En revanche, depuis novembre 2022 (date de la sortie de la version grand public de ChatGPT), une trentaine de procès liés aux droits d’auteur et à l’IA ont été intentés aux États-Unis, dont neuf visent spécifiquement OpenAI (parfois avec Microsoft comme codéfendeur). Les plaignants incluent des médias (New York Times, Chicago Tribune, New York Daily News…), des artistes, des auteurs (Paul Tremblay, Sarah Silverman, Michael Chabon…). Ils accusent OpenAI d’avoir utilisé leurs œuvres (articles, livres, œuvres visuelles…) sans autorisation pour entraîner ses modèles d’IA.

Quant à la Recording Industry Association of America (RIAA), elle a déposé plainte pour violation de droits d’auteur contre deux start-ups, Suno et Udio, spécialisées dans la génération de musique par intelligence artificielle. « Ces actions judiciaires, principalement aux États-Unis, illustrent la tension croissante entre la technologie et les droits de propriété intellectuelle. Les procès en cours montrent que les titulaires de droits ne veulent plus rester passifs face à l’appropriation massive de contenus protégés pour l’entraînement ou la génération de contenus via IA. Ces conflits posent des questions sur le droit d’auteur, sur la rémunération équitable des auteurs et les limites du modèle d’absorption généralisée des œuvres pour créer du contenu », commente l’avocate.

 

Un régime européen plus strict

 

Aux États-Unis, pour justifier l’utilisation de contenus protégés lors de l’entraînement de ses modèles, OpenAI justifie l’utilisation d’œuvres protégées pour entraîner ses modèles d’IA en s’appuyant sur la doctrine du « fair use », prévue par l’article 17 U.S.C. § 107 du Code américain. « Ce principe autorise certains usages sans consentement préalable, notamment à des fins éducatives, de recherche ou de critique, en fonction de quatre critères : la finalité de l’usage, la nature de l’œuvre utilisée, l’importance de la partie reproduite, et l’impact sur le marché de l’œuvre d’origine.

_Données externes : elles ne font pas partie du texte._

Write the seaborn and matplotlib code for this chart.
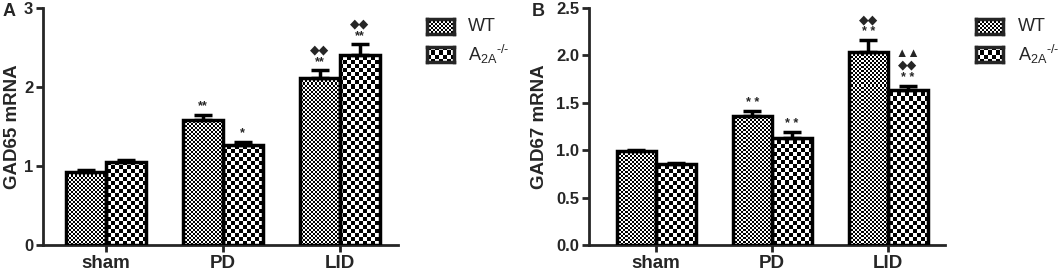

OpenAI invoque ce principe dans plusieurs contentieux, notamment dans celui intenté par le New York Times, et défend une interprétation large du fair use pour sécuriser juridiquement ses pratiques d’entraînement », explique Vanessa Bouchara. « Toutefois, au-delà du droit d’auteur, l’imitation du style visuel d’un studio comme Ghibli pourrait aussi tomber sous le coup du Lanham Act (15 U.S.C. § 1051 et suivants), qui protège les marques contre la confusion des consommateurs (false endorsement) et contre l’exploitation non autorisée de leur goodwill (réputation commerciale) », complète-t-elle.

En Europe, le régime est plus strict : la directive DAMUN 2019/790 sur le droit d’auteur autorise certaines fouilles de textes et de données (text and data mining – TDM), mais prévoit un droit d’opposition pour les ayants droit (opt-out). « En France, ce mécanisme est codifié à l’article L.122-5-3 du Code de la propriété intellectuelle. Cela signifie que, sauf opposition explicite, les œuvres accessibles légalement peuvent être utilisées pour entraîner des IA. Toutefois, cette autorisation ne s’étend pas à la reproduction ou la génération d’œuvres similaires, qui demeure soumise au droit d’auteur », conclut l’avocate.